INFORMATION SHOWN
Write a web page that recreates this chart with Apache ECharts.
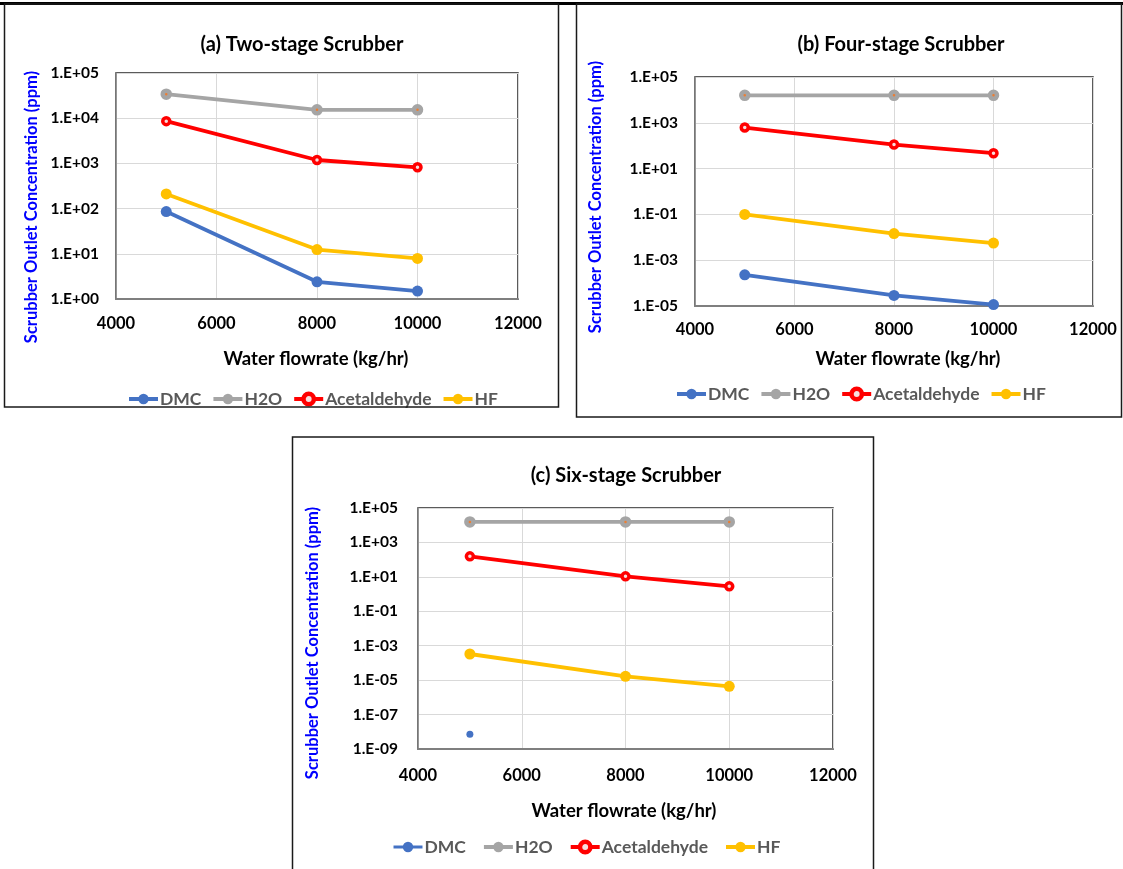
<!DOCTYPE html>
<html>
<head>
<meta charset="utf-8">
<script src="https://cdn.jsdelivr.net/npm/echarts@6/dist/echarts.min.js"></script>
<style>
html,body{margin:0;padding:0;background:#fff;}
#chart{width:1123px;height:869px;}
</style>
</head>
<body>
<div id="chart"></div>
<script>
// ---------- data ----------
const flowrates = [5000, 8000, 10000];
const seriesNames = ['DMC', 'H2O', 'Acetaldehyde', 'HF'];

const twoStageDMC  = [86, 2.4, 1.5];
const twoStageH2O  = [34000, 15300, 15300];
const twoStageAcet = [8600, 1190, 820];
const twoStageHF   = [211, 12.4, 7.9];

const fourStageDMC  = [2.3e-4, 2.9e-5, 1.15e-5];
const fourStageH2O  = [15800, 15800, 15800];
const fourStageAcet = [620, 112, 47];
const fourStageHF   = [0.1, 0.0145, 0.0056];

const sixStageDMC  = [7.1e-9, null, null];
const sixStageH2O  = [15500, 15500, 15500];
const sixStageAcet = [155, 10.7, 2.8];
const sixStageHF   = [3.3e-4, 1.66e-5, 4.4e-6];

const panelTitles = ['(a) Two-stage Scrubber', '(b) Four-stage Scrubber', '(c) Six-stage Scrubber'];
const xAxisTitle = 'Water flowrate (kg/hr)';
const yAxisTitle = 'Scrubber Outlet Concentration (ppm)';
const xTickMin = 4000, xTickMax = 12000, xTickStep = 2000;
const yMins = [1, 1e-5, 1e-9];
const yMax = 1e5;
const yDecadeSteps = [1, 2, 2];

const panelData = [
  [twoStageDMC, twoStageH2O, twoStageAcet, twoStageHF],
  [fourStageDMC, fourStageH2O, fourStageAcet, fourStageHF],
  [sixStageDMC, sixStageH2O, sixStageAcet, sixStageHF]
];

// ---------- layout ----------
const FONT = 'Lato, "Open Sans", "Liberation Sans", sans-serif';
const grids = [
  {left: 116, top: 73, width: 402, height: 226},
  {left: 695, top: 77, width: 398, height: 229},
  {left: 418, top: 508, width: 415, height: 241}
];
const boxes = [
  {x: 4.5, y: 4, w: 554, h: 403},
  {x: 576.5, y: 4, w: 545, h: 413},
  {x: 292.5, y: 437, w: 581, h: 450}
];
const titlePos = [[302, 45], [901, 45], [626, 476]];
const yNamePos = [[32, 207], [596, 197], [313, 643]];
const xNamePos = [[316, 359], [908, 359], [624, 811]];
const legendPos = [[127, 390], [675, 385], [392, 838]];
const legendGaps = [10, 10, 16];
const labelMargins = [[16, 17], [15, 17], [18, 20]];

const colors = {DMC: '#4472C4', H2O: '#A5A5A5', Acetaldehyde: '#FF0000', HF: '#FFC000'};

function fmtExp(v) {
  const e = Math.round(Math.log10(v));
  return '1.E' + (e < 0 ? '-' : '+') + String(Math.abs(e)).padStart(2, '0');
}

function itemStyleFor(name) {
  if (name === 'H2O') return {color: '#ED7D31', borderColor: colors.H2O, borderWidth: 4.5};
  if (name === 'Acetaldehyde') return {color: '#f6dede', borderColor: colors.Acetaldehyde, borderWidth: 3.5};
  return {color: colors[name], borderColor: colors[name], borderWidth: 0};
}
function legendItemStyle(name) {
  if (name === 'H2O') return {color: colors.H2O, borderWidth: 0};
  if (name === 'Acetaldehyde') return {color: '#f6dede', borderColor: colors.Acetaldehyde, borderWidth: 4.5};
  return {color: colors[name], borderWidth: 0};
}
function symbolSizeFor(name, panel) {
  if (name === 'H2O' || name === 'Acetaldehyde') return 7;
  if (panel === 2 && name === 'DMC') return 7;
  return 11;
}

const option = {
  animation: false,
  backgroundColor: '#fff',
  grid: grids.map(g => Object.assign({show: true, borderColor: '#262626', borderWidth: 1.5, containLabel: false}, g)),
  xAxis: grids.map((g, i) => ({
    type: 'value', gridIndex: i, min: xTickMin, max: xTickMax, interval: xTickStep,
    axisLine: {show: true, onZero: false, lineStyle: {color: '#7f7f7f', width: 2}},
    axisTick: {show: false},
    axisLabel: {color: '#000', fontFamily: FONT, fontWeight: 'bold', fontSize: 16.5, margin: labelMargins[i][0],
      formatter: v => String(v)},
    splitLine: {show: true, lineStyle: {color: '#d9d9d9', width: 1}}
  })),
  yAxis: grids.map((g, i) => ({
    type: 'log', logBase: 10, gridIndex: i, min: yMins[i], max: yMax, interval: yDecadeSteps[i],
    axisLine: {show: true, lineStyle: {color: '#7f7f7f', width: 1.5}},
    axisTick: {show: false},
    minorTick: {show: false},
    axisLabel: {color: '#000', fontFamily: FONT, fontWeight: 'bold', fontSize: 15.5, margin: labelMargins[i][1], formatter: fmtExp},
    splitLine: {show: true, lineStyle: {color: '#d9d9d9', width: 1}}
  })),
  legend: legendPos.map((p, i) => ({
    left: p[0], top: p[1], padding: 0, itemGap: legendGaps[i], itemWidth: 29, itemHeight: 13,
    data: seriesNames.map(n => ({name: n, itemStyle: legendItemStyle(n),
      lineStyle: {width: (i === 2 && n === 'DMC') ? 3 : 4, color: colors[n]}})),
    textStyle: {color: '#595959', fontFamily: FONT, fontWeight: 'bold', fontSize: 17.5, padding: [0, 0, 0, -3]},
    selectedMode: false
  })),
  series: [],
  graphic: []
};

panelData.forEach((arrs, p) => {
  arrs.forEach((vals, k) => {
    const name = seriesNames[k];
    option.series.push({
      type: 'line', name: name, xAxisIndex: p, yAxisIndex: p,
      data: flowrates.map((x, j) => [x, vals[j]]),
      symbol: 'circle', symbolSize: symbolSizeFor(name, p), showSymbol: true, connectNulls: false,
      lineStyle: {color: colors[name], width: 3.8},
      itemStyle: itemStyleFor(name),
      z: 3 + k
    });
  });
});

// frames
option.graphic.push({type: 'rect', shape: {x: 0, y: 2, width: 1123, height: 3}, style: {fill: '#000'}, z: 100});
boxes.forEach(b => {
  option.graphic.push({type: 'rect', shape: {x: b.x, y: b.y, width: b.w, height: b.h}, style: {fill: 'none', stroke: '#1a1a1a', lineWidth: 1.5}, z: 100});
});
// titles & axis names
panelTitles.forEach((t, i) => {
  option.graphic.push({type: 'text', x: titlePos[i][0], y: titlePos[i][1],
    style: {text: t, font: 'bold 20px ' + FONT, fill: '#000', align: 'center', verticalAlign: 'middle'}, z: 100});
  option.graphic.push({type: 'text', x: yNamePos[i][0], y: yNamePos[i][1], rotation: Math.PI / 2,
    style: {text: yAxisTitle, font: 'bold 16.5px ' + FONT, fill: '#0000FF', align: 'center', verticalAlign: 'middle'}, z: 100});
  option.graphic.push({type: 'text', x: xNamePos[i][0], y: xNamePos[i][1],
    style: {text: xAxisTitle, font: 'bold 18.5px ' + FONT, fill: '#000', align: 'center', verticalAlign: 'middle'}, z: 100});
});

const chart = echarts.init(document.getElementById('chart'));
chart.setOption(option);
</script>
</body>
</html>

--

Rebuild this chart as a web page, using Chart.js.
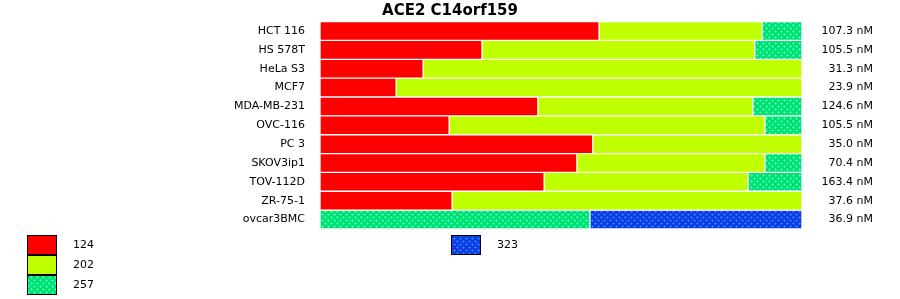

EXERCISE
Restate word for word the lines that begin at the one with "Write a web" and end at the one with "const yDecadeSteps = [1, 2, 2];", including both, and leave every picture aside.

EXPECTED ANSWER
Write a web page that recreates this chart with Apache ECharts.
<!DOCTYPE html>
<html>
<head>
<meta charset="utf-8">
<script src="https://cdn.jsdelivr.net/npm/echarts@6/dist/echarts.min.js"></script>
<style>
html,body{margin:0;padding:0;background:#fff;}
#chart{width:1123px;height:869px;}
</style>
</head>
<body>
<div id="chart"></div>
<script>
// ---------- data ----------
const flowrates = [5000, 8000, 10000];
const seriesNames = ['DMC', 'H2O', 'Acetaldehyde', 'HF'];

const twoStageDMC  = [86, 2.4, 1.5];
const twoStageH2O  = [34000, 15300, 15300];
const twoStageAcet = [8600, 1190, 820];
const twoStageHF   = [211, 12.4, 7.9];

const fourStageDMC  = [2.3e-4, 2.9e-5, 1.15e-5];
const fourStageH2O  = [15800, 15800, 15800];
const fourStageAcet = [620, 112, 47];
const fourStageHF   = [0.1, 0.0145, 0.0056];

const sixStageDMC  = [7.1e-9, null, null];
const sixStageH2O  = [15500, 15500, 15500];
const sixStageAcet = [155, 10.7, 2.8];
const sixStageHF   = [3.3e-4, 1.66e-5, 4.4e-6];

const panelTitles = ['(a) Two-stage Scrubber', '(b) Four-stage Scrubber', '(c) Six-stage Scrubber'];
const xAxisTitle = 'Water flowrate (kg/hr)';
const yAxisTitle = 'Scrubber Outlet Concentration (ppm)';
const xTickMin = 4000, xTickMax = 12000, xTickStep = 2000;
const yMins = [1, 1e-5, 1e-9];
const yMax = 1e5;
const yDecadeSteps = [1, 2, 2];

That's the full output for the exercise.